*Exercise goal*: Repeat the data word for word. Do not include the pictures.

*Supplied material*:
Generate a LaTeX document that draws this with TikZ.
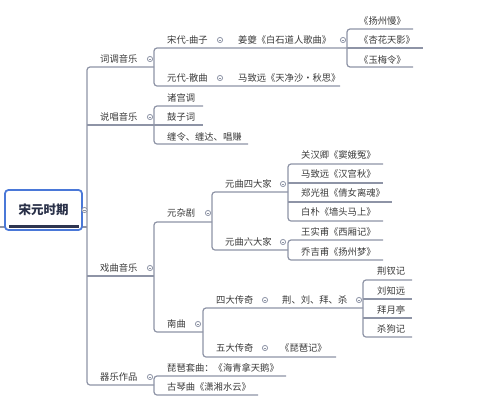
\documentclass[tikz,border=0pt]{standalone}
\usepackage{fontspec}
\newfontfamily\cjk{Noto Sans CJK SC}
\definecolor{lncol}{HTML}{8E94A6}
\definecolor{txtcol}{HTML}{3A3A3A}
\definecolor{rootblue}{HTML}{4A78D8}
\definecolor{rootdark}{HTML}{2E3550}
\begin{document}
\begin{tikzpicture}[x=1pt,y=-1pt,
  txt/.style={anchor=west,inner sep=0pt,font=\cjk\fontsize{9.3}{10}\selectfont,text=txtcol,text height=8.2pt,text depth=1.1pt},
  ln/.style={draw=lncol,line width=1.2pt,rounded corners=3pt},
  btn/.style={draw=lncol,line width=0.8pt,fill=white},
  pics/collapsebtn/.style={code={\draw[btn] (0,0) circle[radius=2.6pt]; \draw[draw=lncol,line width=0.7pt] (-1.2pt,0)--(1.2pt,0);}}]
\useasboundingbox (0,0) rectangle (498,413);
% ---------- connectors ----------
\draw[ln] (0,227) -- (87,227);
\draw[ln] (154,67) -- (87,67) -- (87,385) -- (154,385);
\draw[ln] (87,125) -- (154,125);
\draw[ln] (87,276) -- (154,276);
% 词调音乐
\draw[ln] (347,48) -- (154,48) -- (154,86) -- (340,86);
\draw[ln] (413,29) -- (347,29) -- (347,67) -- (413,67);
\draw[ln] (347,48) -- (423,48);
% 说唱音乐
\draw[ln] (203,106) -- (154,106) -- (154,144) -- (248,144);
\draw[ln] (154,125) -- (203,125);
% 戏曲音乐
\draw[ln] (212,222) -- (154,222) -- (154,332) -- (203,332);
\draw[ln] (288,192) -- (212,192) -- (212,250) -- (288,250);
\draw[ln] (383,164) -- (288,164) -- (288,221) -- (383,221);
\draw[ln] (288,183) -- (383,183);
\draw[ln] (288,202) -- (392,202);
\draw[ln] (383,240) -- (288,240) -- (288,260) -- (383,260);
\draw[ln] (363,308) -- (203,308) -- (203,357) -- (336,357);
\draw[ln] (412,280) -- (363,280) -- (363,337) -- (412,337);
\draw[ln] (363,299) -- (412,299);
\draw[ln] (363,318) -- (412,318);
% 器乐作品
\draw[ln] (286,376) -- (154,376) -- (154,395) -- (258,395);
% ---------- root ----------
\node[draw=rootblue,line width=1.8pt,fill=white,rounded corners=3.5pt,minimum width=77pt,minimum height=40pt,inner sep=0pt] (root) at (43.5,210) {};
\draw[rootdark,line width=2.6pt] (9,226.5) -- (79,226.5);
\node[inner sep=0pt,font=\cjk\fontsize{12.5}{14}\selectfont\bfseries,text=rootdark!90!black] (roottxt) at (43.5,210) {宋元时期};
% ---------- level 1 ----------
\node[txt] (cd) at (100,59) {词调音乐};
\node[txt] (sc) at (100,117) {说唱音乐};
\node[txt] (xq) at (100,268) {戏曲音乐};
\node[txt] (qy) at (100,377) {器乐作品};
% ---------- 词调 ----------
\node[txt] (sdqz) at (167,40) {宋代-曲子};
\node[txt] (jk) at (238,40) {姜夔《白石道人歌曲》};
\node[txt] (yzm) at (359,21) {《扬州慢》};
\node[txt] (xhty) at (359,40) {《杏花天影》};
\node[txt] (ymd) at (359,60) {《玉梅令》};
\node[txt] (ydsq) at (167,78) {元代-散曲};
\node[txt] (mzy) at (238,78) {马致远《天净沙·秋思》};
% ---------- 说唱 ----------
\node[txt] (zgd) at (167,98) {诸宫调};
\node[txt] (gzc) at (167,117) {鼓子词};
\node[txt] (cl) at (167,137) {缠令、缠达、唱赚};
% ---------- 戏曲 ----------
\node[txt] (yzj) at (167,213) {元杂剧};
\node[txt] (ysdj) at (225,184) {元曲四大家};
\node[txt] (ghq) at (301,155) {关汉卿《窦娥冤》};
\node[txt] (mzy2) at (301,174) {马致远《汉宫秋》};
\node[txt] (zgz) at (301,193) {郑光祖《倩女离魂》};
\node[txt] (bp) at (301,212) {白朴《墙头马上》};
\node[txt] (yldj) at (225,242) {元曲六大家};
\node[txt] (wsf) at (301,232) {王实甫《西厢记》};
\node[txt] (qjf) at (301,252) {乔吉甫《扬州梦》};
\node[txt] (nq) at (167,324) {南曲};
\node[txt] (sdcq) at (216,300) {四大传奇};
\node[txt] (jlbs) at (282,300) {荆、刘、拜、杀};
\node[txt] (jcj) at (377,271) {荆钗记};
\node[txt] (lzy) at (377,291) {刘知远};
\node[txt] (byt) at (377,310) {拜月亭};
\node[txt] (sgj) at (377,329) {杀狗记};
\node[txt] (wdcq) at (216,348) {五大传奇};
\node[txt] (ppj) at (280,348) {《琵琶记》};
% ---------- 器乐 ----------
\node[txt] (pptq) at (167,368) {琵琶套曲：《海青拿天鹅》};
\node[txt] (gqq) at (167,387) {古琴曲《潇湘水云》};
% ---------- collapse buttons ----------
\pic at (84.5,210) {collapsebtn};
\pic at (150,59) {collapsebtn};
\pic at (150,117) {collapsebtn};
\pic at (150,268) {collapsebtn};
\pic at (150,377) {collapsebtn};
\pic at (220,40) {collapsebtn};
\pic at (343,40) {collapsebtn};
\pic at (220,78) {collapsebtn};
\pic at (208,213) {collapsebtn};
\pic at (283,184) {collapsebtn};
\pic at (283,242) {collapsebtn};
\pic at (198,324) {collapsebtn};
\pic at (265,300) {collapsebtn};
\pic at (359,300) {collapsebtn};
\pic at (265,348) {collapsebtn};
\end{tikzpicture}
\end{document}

*Complete output*:
Generate a LaTeX document that draws this with TikZ.
\documentclass[tikz,border=0pt]{standalone}
\usepackage{fontspec}
\newfontfamily\cjk{Noto Sans CJK SC}
\definecolor{lncol}{HTML}{8E94A6}
\definecolor{txtcol}{HTML}{3A3A3A}
\definecolor{rootblue}{HTML}{4A78D8}
\definecolor{rootdark}{HTML}{2E3550}
\begin{document}
\begin{tikzpicture}[x=1pt,y=-1pt,
  txt/.style={anchor=west,inner sep=0pt,font=\cjk\fontsize{9.3}{10}\selectfont,text=txtcol,text height=8.2pt,text depth=1.1pt},
  ln/.style={draw=lncol,line width=1.2pt,rounded corners=3pt},
  btn/.style={draw=lncol,line width=0.8pt,fill=white},
  pics/collapsebtn/.style={code={\draw[btn] (0,0) circle[radius=2.6pt]; \draw[draw=lncol,line width=0.7pt] (-1.2pt,0)--(1.2pt,0);}}]
\useasboundingbox (0,0) rectangle (498,413);
% ---------- connectors ----------
\draw[ln] (0,227) -- (87,227);
\draw[ln] (154,67) -- (87,67) -- (87,385) -- (154,385);
\draw[ln] (87,125) -- (154,125);
\draw[ln] (87,276) -- (154,276);
% 词调音乐
\draw[ln] (347,48) -- (154,48) -- (154,86) -- (340,86);
\draw[ln] (413,29) -- (347,29) -- (347,67) -- (413,67);
\draw[ln] (347,48) -- (423,48);
% 说唱音乐
\draw[ln] (203,106) -- (154,106) -- (154,144) -- (248,144);
\draw[ln] (154,125) -- (203,125);
% 戏曲音乐
\draw[ln] (212,222) -- (154,222) -- (154,332) -- (203,332);
\draw[ln] (288,192) -- (212,192) -- (212,250) -- (288,250);
\draw[ln] (383,164) -- (288,164) -- (288,221) -- (383,221);
\draw[ln] (288,183) -- (383,183);
\draw[ln] (288,202) -- (392,202);
\draw[ln] (383,240) -- (288,240) -- (288,260) -- (383,260);
\draw[ln] (363,308) -- (203,308) -- (203,357) -- (336,357);
\draw[ln] (412,280) -- (363,280) -- (363,337) -- (412,337);
\draw[ln] (363,299) -- (412,299);
\draw[ln] (363,318) -- (412,318);
% 器乐作品
\draw[ln] (286,376) -- (154,376) -- (154,395) -- (258,395);
% ---------- root ----------
\node[draw=rootblue,line width=1.8pt,fill=white,rounded corners=3.5pt,minimum width=77pt,minimum height=40pt,inner sep=0pt] (root) at (43.5,210) {};
\draw[rootdark,line width=2.6pt] (9,226.5) -- (79,226.5);
\node[inner sep=0pt,font=\cjk\fontsize{12.5}{14}\selectfont\bfseries,text=rootdark!90!black] (roottxt) at (43.5,210) {宋元时期};
% ---------- level 1 ----------
\node[txt] (cd) at (100,59) {词调音乐};
\node[txt] (sc) at (100,117) {说唱音乐};
\node[txt] (xq) at (100,268) {戏曲音乐};
\node[txt] (qy) at (100,377) {器乐作品};
% ---------- 词调 ----------
\node[txt] (sdqz) at (167,40) {宋代-曲子};
\node[txt] (jk) at (238,40) {姜夔《白石道人歌曲》};
\node[txt] (yzm) at (359,21) {《扬州慢》};
\node[txt] (xhty) at (359,40) {《杏花天影》};
\node[txt] (ymd) at (359,60) {《玉梅令》};
\node[txt] (ydsq) at (167,78) {元代-散曲};
\node[txt] (mzy) at (238,78) {马致远《天净沙·秋思》};
% ---------- 说唱 ----------
\node[txt] (zgd) at (167,98) {诸宫调};
\node[txt] (gzc) at (167,117) {鼓子词};
\node[txt] (cl) at (167,137) {缠令、缠达、唱赚};
% ---------- 戏曲 ----------
\node[txt] (yzj) at (167,213) {元杂剧};
\node[txt] (ysdj) at (225,184) {元曲四大家};
\node[txt] (ghq) at (301,155) {关汉卿《窦娥冤》};
\node[txt] (mzy2) at (301,174) {马致远《汉宫秋》};
\node[txt] (zgz) at (301,193) {郑光祖《倩女离魂》};
\node[txt] (bp) at (301,212) {白朴《墙头马上》};
\node[txt] (yldj) at (225,242) {元曲六大家};
\node[txt] (wsf) at (301,232) {王实甫《西厢记》};
\node[txt] (qjf) at (301,252) {乔吉甫《扬州梦》};
\node[txt] (nq) at (167,324) {南曲};
\node[txt] (sdcq) at (216,300) {四大传奇};
\node[txt] (jlbs) at (282,300) {荆、刘、拜、杀};
\node[txt] (jcj) at (377,271) {荆钗记};
\node[txt] (lzy) at (377,291) {刘知远};
\node[txt] (byt) at (377,310) {拜月亭};
\node[txt] (sgj) at (377,329) {杀狗记};
\node[txt] (wdcq) at (216,348) {五大传奇};
\node[txt] (ppj) at (280,348) {《琵琶记》};
% ---------- 器乐 ----------
\node[txt] (pptq) at (167,368) {琵琶套曲：《海青拿天鹅》};
\node[txt] (gqq) at (167,387) {古琴曲《潇湘水云》};
% ---------- collapse buttons ----------
\pic at (84.5,210) {collapsebtn};
\pic at (150,59) {collapsebtn};
\pic at (150,117) {collapsebtn};
\pic at (150,268) {collapsebtn};
\pic at (150,377) {collapsebtn};
\pic at (220,40) {collapsebtn};
\pic at (343,40) {collapsebtn};
\pic at (220,78) {collapsebtn};
\pic at (208,213) {collapsebtn};
\pic at (283,184) {collapsebtn};
\pic at (283,242) {collapsebtn};
\pic at (198,324) {collapsebtn};
\pic at (265,300) {collapsebtn};
\pic at (359,300) {collapsebtn};
\pic at (265,348) {collapsebtn};
\end{tikzpicture}
\end{document}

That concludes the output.